I just watched a video about BCE loss used in CycleGAN’s. If BCE loss is so great, why we use it in all GAN’s, not just CycleGAN’s?
Why do we need W-loss which is more complex to calculate?
Why do we need BCE loss which is flat is outer regions and causes vanishing gradients during training?
Thanks
Hi @Dennis_Sinitsky,
I’m not sure which video about BCE loss used in CycleGANs you’re referring to - something from outside this course or one of the videos from the course - so I’ll try to answer in general.
BCE loss is good for classifications where there are two results, so it has traditionally been used for GANs when we want to decide between two results, such as real or fake. But, as you mention, BCE loss is prone to mode collapse and vanishing gradient issues, so as work on GANs has matured, new types of loss calculations have been developed. W-loss is one of those newer options that helps guard against mode collapse and vanishing gradients.
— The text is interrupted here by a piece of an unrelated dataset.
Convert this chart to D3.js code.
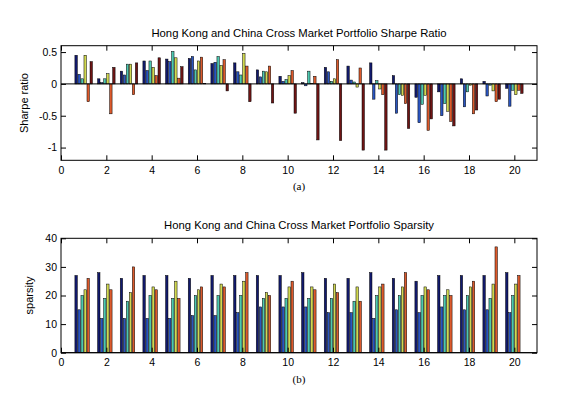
<!DOCTYPE html>
<html>
<head>
<meta charset="utf-8">
<script src="https://cdn.jsdelivr.net/npm/d3@7"></script>
<style>
  body { margin: 0; background: #fff; }
  text { font-family: "Liberation Sans", Arial, sans-serif; }
</style>
</head>
<body>
<script>
// trading periods 1..20, six portfolio methods per period
const periods = d3.range(1, 21);
const seriesColors = ["#121a6e", "#2a55c0", "#4cc8b0", "#d0d850", "#dc5a2c", "#6e1414"];
const xTicks = [0, 2, 4, 6, 8, 10, 12, 14, 16, 18, 20];

const sharpeTicks = [-1, -0.5, 0, 0.5];
const sharpeRatio = [
  [0.45, 0.08, 0.20, 0.36, 0.39, 0.40, 0.32, 0.33, 0.22, 0.12, 0.02, 0.26, 0.28, 0.33, 0.13, -0.21, -0.125, 0.08, 0.04, -0.07],
  [0.15, 0.02, 0.14, 0.21, 0.35, 0.43, 0.34, 0.19, 0.11, 0.04, -0.03, 0.19, 0.06, -0.24, -0.46, -0.61, -0.50, -0.36, -0.19, -0.35],
  [0.08, 0.08, 0.31, 0.36, 0.51, 0.22, 0.43, 0.14, 0.20, 0.07, 0.20, 0.04, 0.03, 0.05, -0.17, -0.32, -0.31, -0.125, -0.02, -0.10],
  [0.45, 0.16, 0.31, 0.26, 0.41, 0.36, 0.29, 0.48, 0.19, 0.13, 0.01, 0.08, -0.05, -0.08, -0.18, -0.18, -0.43, -0.02, -0.11, -0.17],
  [-0.28, -0.47, -0.17, 0.13, 0.09, 0.42, 0.38, 0.28, 0.28, 0.21, 0.12, 0.38, 0.25, -0.17, -0.31, -0.73, -0.59, -0.47, -0.28, -0.10],
  [0.35, 0.26, 0.33, 0.41, 0.27, 0.01, -0.11, -0.28, -0.30, -0.46, -0.88, -0.89, -1.04, -1.04, -0.70, -0.55, -0.66, -0.41, -0.24, -0.15]
];

const sparsityTicks = [0, 10, 20, 30, 40];
const sparsity = [
  [27, 28, 26, 27, 27, 26, 27, 27, 27, 27, 28, 26, 26, 28, 26, 25, 27, 27, 27, 28],
  [15, 12, 12, 12, 12, 13, 13, 14, 16, 16, 16, 14, 14, 12, 15, 14, 16, 15, 15, 14],
  [20, 19, 18, 20, 19, 20, 20, 20, 19, 19, 19, 19, 18, 20, 20, 20, 20, 20, 19, 20],
  [22, 24, 21, 23, 25, 22, 24, 25, 21, 23, 23, 24, 23, 23, 23, 23, 22, 23, 24, 24],
  [26, 22, 30, 22, 19, 23, 23, 28, 20, 25, 22, 21, 18, 24, 28, 22, 20, 25, 37, 27],
  [0, 0, 0, 0, 0, 0, 0, 0, 0, 0, 0, 0, 0, 0, 0, 0, 0, 0, 0, 0]
];

const svg = d3.select("body").append("svg")
    .attr("width", 563)
    .attr("height", 400);

function drawPanel(opt) {
    let x = d3.scaleLinear().domain([0, 21]).range([61, 537]);
    let y = d3.scaleLinear().domain(opt.yDomain).range([opt.bottom, opt.top]);
    // slot of each method inside a period, in x units (matlab grouped bar)
    let inner = d3.scaleBand().domain(d3.range(opt.values.length))
        .range([-0.4, 0.4]).paddingInner(0.2).paddingOuter(0.1);

    let g = svg.append("g");

    opt.values.forEach(function (vals, s) {
        g.selectAll(null).data(vals).enter().append("rect")
            .attr("x", (d, i) => x(periods[i] + inner(s)))
            .attr("width", x(inner.bandwidth()) - x(0))
            .attr("y", d => y(Math.max(d, 0)))
            .attr("height", d => Math.abs(y(d) - y(0)))
            .attr("fill", seriesColors[s])
            .attr("stroke", "#000")
            .attr("stroke-width", 0.5);
    });

    // baseline
    g.append("line")
        .attr("x1", x(0)).attr("x2", x(21))
        .attr("y1", y(0)).attr("y2", y(0))
        .attr("stroke", "#000").attr("stroke-width", 1);

    let bottomAxis = g.append("g")
        .attr("transform", "translate(0," + opt.bottom + ")")
        .call(d3.axisBottom(x).tickValues(xTicks).tickSize(-5).tickSizeOuter(0).tickPadding(6));
    let topAxis = g.append("g")
        .attr("transform", "translate(0," + opt.top + ")")
        .call(d3.axisTop(x).tickValues(xTicks).tickSize(-5).tickSizeOuter(0).tickFormat(""));
    let leftAxis = g.append("g")
        .attr("transform", "translate(" + x(0) + ",0)")
        .call(d3.axisLeft(y).tickValues(opt.yTicks).tickSize(-5).tickSizeOuter(0).tickPadding(4)
            .tickFormat(d => String(d)));
    let rightAxis = g.append("g")
        .attr("transform", "translate(" + x(21) + ",0)")
        .call(d3.axisRight(y).tickValues(opt.yTicks).tickSize(-5).tickSizeOuter(0).tickFormat(""));

    [bottomAxis, topAxis, leftAxis, rightAxis].forEach(function (a) {
        a.select(".domain").remove();
        a.selectAll("line").attr("stroke", "#000");
        a.selectAll("text").attr("fill", "#000").style("font-size", "10.5px")
            .style("font-family", "'Liberation Sans', Arial, sans-serif");
    });

    g.append("rect")
        .attr("x", x(0)).attr("y", opt.top)
        .attr("width", x(21) - x(0)).attr("height", opt.bottom - opt.top)
        .attr("fill", "none").attr("stroke", "#000").attr("stroke-width", 1);

    g.append("text")
        .attr("x", (x(0) + x(21)) / 2).attr("y", opt.top - 9)
        .attr("text-anchor", "middle")
        .style("font-size", "11.3px")
        .text(opt.title);

    g.append("text")
        .attr("transform", "translate(" + opt.labelX + "," + (opt.top + opt.bottom) / 2 + ") rotate(-90)")
        .attr("text-anchor", "middle")
        .style("font-size", "11px")
        .text(opt.yLabel);

    g.append("text")
        .attr("x", (x(0) + x(21)) / 2).attr("y", opt.bottom + 30)
        .attr("text-anchor", "middle")
        .style("font-family", "'Liberation Serif', 'Times New Roman', serif")
        .style("font-size", "11px")
        .text(opt.caption);
}

drawPanel({
    values: sharpeRatio, yDomain: [-1.2, 0.6], yTicks: sharpeTicks,
    top: 45.7, bottom: 160.3, labelX: 28,
    title: "Hong Kong and China Cross Market Portfolio Sharpe Ratio",
    yLabel: "Sharpe ratio", caption: "(a)"
});

drawPanel({
    values: sparsity, yDomain: [0, 40], yTicks: sparsityTicks,
    top: 238.3, bottom: 352.7, labelX: 33,
    title: "Hong Kong and China Cross Market Portfolio Sparsity",
    yLabel: "sparsity", caption: "(b)"
});
</script>
</body>
</html>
For CycleGANs, there are actually a whole set of loss components combined together - adversarial loss, cycle consistency loss, and identity loss. One of the videos in week 3 discusses using Least Squares Loss (aka mean-squared error, or MSE) for the adversarial loss portion of CycleGANs, instead of using BCE - another approach that helps with mode collapse and vanishing gradient issues.